You can purchase fresh fish at the mercado. One can buy the whole fish, or a filet. There are also people that sell fish right on the waterfront and recently a man has started delivering very fresh fish right to your door. I saw something new to me today, a dried fish tail, you can see it hanging up. I didn't ask what it was used for and maybe I didn't want to know.

Here is Manual who sells beef products. He has had this stall for many years. He also makes cochinita pibil once a week at his home. This is a Yucatan speciality, a slow roasted suckling pig that is often cooked under ground wrapped in banana leaves. It is marinated in a special sauce and is to die for. He sells it out of his house on Sunday mornings starting at 6:30 am and when the economy was better, you had to be there before 9 am or it was gone. I have reserved a few kilos and had cochinita parties on Sunday afternoons. One time when a good sized group of us were eating cochinta tortas outside, vultures circled and landed on my fence and on the roof of the house waiting, just in case there was any left.

Manual befriended a friend of mine that was visiting the island and spent a lot of time with him. He took him to local horse races and to his ranch out in the boonies. He is a kind and interesting man. He speaks very good English and has helped me a lot when I come to the mercado.
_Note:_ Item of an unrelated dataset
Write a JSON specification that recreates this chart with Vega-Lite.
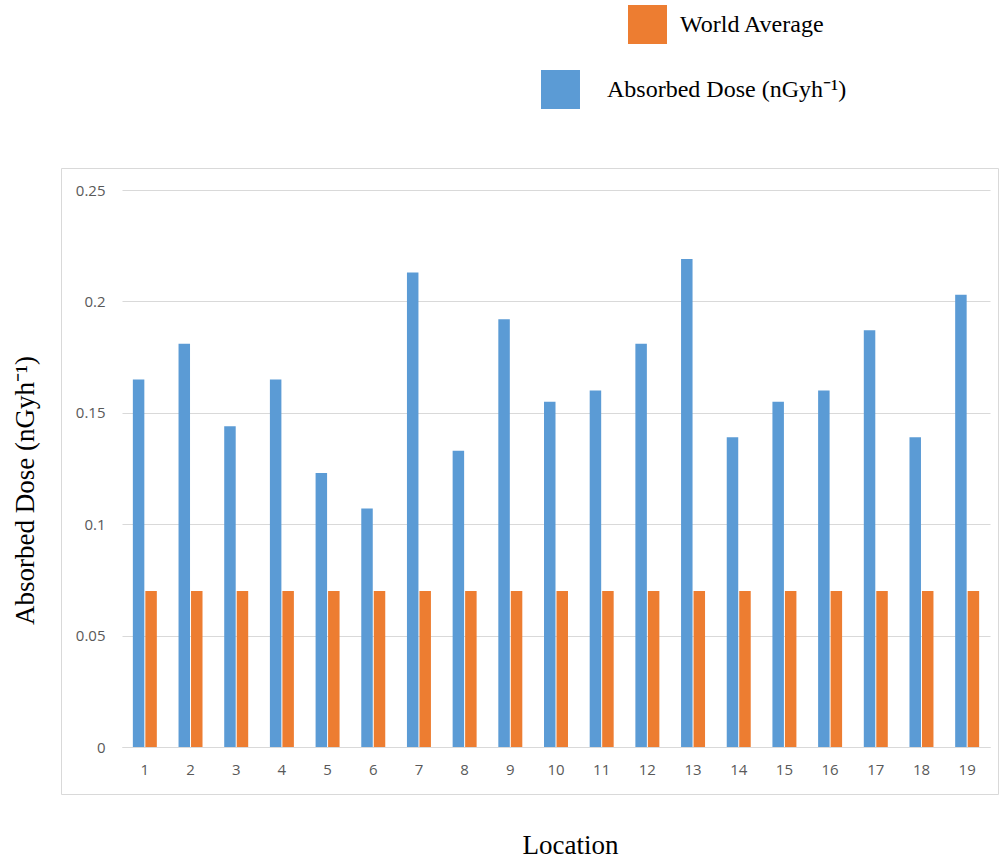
{
  "$schema": "https://vega.github.io/schema/vega-lite/v6.json",
  "autosize": "none",
  "width": 937,
  "height": 626,
  "padding": {"left": 61, "top": 168, "right": 2, "bottom": 65},
  "background": "white",
  "config": {
    "view": {"stroke": "#d9d9d9", "strokeWidth": 1},
    "axis": {"labelFont": "Open Sans", "labelFontSize": 15, "labelColor": "#595959", "titleFont": "Liberation Serif", "titleFontWeight": "normal", "titleColor": "#000000", "titleFontSize": 27},
    "legend": {"labelFont": "Liberation Serif", "labelFontSize": 24, "labelColor": "#000000", "padding": 0, "labelLimit": 0}
  },
  "data": {
    "values": [
      {"loc": 1, "series": "Absorbed Dose", "value": 0.165}, {"loc": 1, "series": "World Average", "value": 0.07},
      {"loc": 2, "series": "Absorbed Dose", "value": 0.181}, {"loc": 2, "series": "World Average", "value": 0.07},
      {"loc": 3, "series": "Absorbed Dose", "value": 0.144}, {"loc": 3, "series": "World Average", "value": 0.07},
      {"loc": 4, "series": "Absorbed Dose", "value": 0.165}, {"loc": 4, "series": "World Average", "value": 0.07},
      {"loc": 5, "series": "Absorbed Dose", "value": 0.123}, {"loc": 5, "series": "World Average", "value": 0.07},
      {"loc": 6, "series": "Absorbed Dose", "value": 0.107}, {"loc": 6, "series": "World Average", "value": 0.07},
      {"loc": 7, "series": "Absorbed Dose", "value": 0.213}, {"loc": 7, "series": "World Average", "value": 0.07},
      {"loc": 8, "series": "Absorbed Dose", "value": 0.133}, {"loc": 8, "series": "World Average", "value": 0.07},
      {"loc": 9, "series": "Absorbed Dose", "value": 0.192}, {"loc": 9, "series": "World Average", "value": 0.07},
      {"loc": 10, "series": "Absorbed Dose", "value": 0.155}, {"loc": 10, "series": "World Average", "value": 0.07},
      {"loc": 11, "series": "Absorbed Dose", "value": 0.160}, {"loc": 11, "series": "World Average", "value": 0.07},
      {"loc": 12, "series": "Absorbed Dose", "value": 0.181}, {"loc": 12, "series": "World Average", "value": 0.07},
      {"loc": 13, "series": "Absorbed Dose", "value": 0.219}, {"loc": 13, "series": "World Average", "value": 0.07},
      {"loc": 14, "series": "Absorbed Dose", "value": 0.139}, {"loc": 14, "series": "World Average", "value": 0.07},
      {"loc": 15, "series": "Absorbed Dose", "value": 0.155}, {"loc": 15, "series": "World Average", "value": 0.07},
      {"loc": 16, "series": "Absorbed Dose", "value": 0.160}, {"loc": 16, "series": "World Average", "value": 0.07},
      {"loc": 17, "series": "Absorbed Dose", "value": 0.187}, {"loc": 17, "series": "World Average", "value": 0.07},
      {"loc": 18, "series": "Absorbed Dose", "value": 0.139}, {"loc": 18, "series": "World Average", "value": 0.07},
      {"loc": 19, "series": "Absorbed Dose", "value": 0.203}, {"loc": 19, "series": "World Average", "value": 0.07}
    ]
  },
  "encoding": {
    "x": {
      "field": "loc", "type": "ordinal",
      "scale": {"range": [61, 929], "paddingInner": 0.475, "paddingOuter": 0.2375},
      "axis": {
        "title": "Location", "offset": -47, "labelAngle": 0, "ticks": false, "labelPadding": 15,
        "domainColor": "#d9d9d9", "grid": false,
        "titleX": 509, "titleY": 98, "titleBaseline": "middle", "titleAnchor": "start", "titleAlign": "center"
      }
    },
    "xOffset": {"field": "series", "type": "nominal", "scale": {"domain": ["Absorbed Dose", "World Average"], "paddingInner": 0.08}},
    "y": {
      "field": "value", "type": "quantitative",
      "scale": {"domain": [0, 0.25], "range": [579, 22], "nice": false, "zero": true},
      "axis": {
        "title": "Absorbed Dose (nGyh⁻¹)", "offset": -61, "values": [0, 0.05, 0.1, 0.15, 0.2, 0.25], "format": "~g",
        "ticks": false, "domain": false, "labelPadding": 17, "gridColor": "#d9d9d9", "grid": true,
        "titleX": -97, "titleY": 322, "titleAngle": -90, "titleBaseline": "middle", "titleAlign": "center", "titleAnchor": "start"
      }
    }
  },
  "layer": [
    {
      "transform": [{"filter": "datum.series === 'Absorbed Dose'"}],
      "mark": {"type": "bar"},
      "encoding": {
        "color": {
          "field": "series", "type": "nominal",
          "scale": {"domain": ["Absorbed Dose"], "range": ["#5b9bd5"]},
          "legend": {"title": null, "orient": "none", "legendX": 480, "legendY": -98, "symbolType": "square", "symbolSize": 1520, "symbolStrokeWidth": 0, "labelOffset": 27, "labelExpr": "'Absorbed Dose (nGyh⁻¹)'"}
        }
      }
    },
    {
      "transform": [{"filter": "datum.series === 'World Average'"}],
      "mark": {"type": "bar"},
      "encoding": {
        "color": {
          "field": "series", "type": "nominal",
          "scale": {"domain": ["World Average"], "range": ["#ed7d31"]},
          "legend": {"title": null, "orient": "none", "legendX": 567, "legendY": -163, "symbolType": "square", "symbolSize": 1520, "symbolStrokeWidth": 0, "labelOffset": 13}
        }
      }
    }
  ],
  "resolve": {"scale": {"color": "independent"}, "legend": {"color": "independent"}}
}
You can buy fresh chicken at the mercado and you can buy the whole chicken if you like. If I am making a chicken soup I like to buy them with the feet on them, but I pass on the head. The feet are cleaned and when you boil the pollo the soup ends up thicker and very tasty. For a time the chicken here was all free-range. But that is changing and they now have factory farms on the mainland. But so far the chcken is much better tasting than in the States (in my opinion).

Oh yes, you can buy veggies here, and fresh fruit. In the front are radishes, cactus, some type of squash and jimaca (the roundish brown things) which are a veggie that inside is white, crisp and pretty tasteless, but good in some dishes and great on salad and for dipping stuff.

This is a little stand sells spices and fresh herbs. You better know the Spanish name of the spice you are looking for or you are out of luck. I have purchased fresh mint (menta) here and canela (cinnamon).

This part of the mercado is like a rabbit warren. Many tiny shops with quite a variety of things from hammock ties (upper right), dresses, jewelry all squeezed into tiny spaces. I have a hammock tie now, but it is getting frayed and one of these days I could end up crashing to the floor, so I needed new ones. These ropes tie the hammock to the sturdy hook on the wall. The photo below shows how it works. I have "gone native" and mainly sleep in the hammock. Unless it is too cold, then I head for the bed.

This woman is wearing the traditional Yucatan dress -- pretty common here. The ones she sells have all hand embroidering. She told me the price was 900 pesos (that would be around $90 usd) and I wonder if that was the gringa price. The bottom of the dress looks like your slip is showing, it has an underlayer of what looks like crocheted material. It looks like it would be very cool in the summer. In the winter you see pretty scarves wrapped around shoulders. The older Cozumelanian ladies dress up to go out, but the younger women don't jeans and a T-shirt are common.

One last photo of Freckles with Juen on the eastside beach. Juen was co-madre with me initially, but after spending a week with him while I was in the states she threw up her hands and said, I can't do this. He was a real pain to train. But they still love each other and he gets so excited when he sees her.